Community is a word that gets used a lot today. Perhaps it always has; which would make sense, because we are all born into some type of community. (Very few are left isolated immediately following birth, although sadly enough it does happen.) If we are born into a form of community, then why does there seem to be such a hunger for genuine community? Almost every time I speak to someone younger than 30, he or she explains that young adults are looking for real community.

But what is community? Is community a group of people? Yes. Is community a place? Yes.

How about a group of people leading a common life together? If yes, then living in community is the opposite of living an it’s-all-about-me lifestyle. There has to be more shared than there is keeping to oneself or going one’s own way. This all sounds easy enough, right? So why is it that there seems to be a void in our society that can only be filled by this type of relationship with people who live, work, and play around us? Sure, there is the friend or neighbor with whom we “hit it off,” but the relationships I’m describing are more substantial than (and sometimes not related to) mere chemistry.

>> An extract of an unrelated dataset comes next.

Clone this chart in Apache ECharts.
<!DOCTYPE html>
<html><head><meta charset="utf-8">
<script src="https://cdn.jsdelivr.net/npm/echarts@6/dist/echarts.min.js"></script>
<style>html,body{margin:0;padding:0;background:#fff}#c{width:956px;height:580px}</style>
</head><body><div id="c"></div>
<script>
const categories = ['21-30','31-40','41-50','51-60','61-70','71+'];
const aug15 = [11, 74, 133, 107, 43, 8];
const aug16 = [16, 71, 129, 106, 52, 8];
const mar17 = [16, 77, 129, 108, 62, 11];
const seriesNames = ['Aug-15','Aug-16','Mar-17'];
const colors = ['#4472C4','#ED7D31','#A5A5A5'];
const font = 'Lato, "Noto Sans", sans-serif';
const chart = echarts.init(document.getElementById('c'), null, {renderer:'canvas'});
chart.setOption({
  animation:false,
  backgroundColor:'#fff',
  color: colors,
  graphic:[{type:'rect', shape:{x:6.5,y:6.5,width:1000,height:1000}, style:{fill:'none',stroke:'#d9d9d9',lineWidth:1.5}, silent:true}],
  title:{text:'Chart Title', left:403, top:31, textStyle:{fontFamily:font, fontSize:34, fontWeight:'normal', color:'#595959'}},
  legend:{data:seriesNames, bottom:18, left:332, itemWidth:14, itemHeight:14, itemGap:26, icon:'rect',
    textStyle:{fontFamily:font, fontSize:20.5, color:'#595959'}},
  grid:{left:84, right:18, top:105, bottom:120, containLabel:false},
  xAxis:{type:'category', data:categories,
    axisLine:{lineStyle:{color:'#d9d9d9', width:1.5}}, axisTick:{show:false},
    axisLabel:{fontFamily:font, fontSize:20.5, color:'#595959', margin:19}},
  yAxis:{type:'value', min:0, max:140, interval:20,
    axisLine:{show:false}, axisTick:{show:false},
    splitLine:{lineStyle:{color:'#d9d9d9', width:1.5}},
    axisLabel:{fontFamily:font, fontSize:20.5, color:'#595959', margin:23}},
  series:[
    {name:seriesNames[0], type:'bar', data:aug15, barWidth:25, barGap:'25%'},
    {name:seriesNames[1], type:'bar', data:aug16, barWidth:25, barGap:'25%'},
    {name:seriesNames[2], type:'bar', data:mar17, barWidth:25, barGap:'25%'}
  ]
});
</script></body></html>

Maybe genuine community is not something that just happens. Actually, it’s been my experience that deep community does not happen naturally or conveniently. (Probably because I’m too busy trying to build a particular reputation, being concerned with how others see me, and pursuing what I can get out of life for myself.) Instead, we have to be intentional to develop authentic community where a group of people decide to live with more in common than not. This concept is the motivation behind the small group format of 801South. 801South small groups are not just social (although there is a social element), nor are small groups just Bible studies that meet outside of the church building (although application of Biblical principles to our everyday lives is a part of small group time). Small groups are the model through which we will experience intentional community similar to the community experienced by the early church; of which we read in the book of Acts. (Although I don’t think that small groups of people selling everything they own and putting the money in a common account from which they draw as needed is the best model for church growth today—I just don’t see a lot of people flocking to participate there.) But perhaps small groups provide the best space for making disciples and meeting the needs of others.

Personally, I have come to understand that I need meaningful relationships with others who are able to speak into my life for me to thrive as a husband, a father, and in any other role I play. These meaningful relationships require intentional development. In 801South, we believe this development occurs from regularly meeting together, eating together, serving together, caring for one another’s needs, and learning from each other on a consistent basis. The classic Sunday School model does not fulfill this role, nor was it designed to. Short term Bible studies do not fulfill this role, nor are they designed to. Relationships drive this small group model—not structure, not curriculum—relationships. We believe this is the best arena for transformation in people’s lives—to grow into our best selves with the help of others. (Selves, not elves; which could work in this holiday season.) For 801South Launch Teammates, moving from the more traditional gatherings into these intentional communities of small groups may be difficult, but this type of relationship is what we value.

Do you find yourself yearning for these kinds of relationships? This kind of community?

How could you benefit in your life roles from being in a small group community?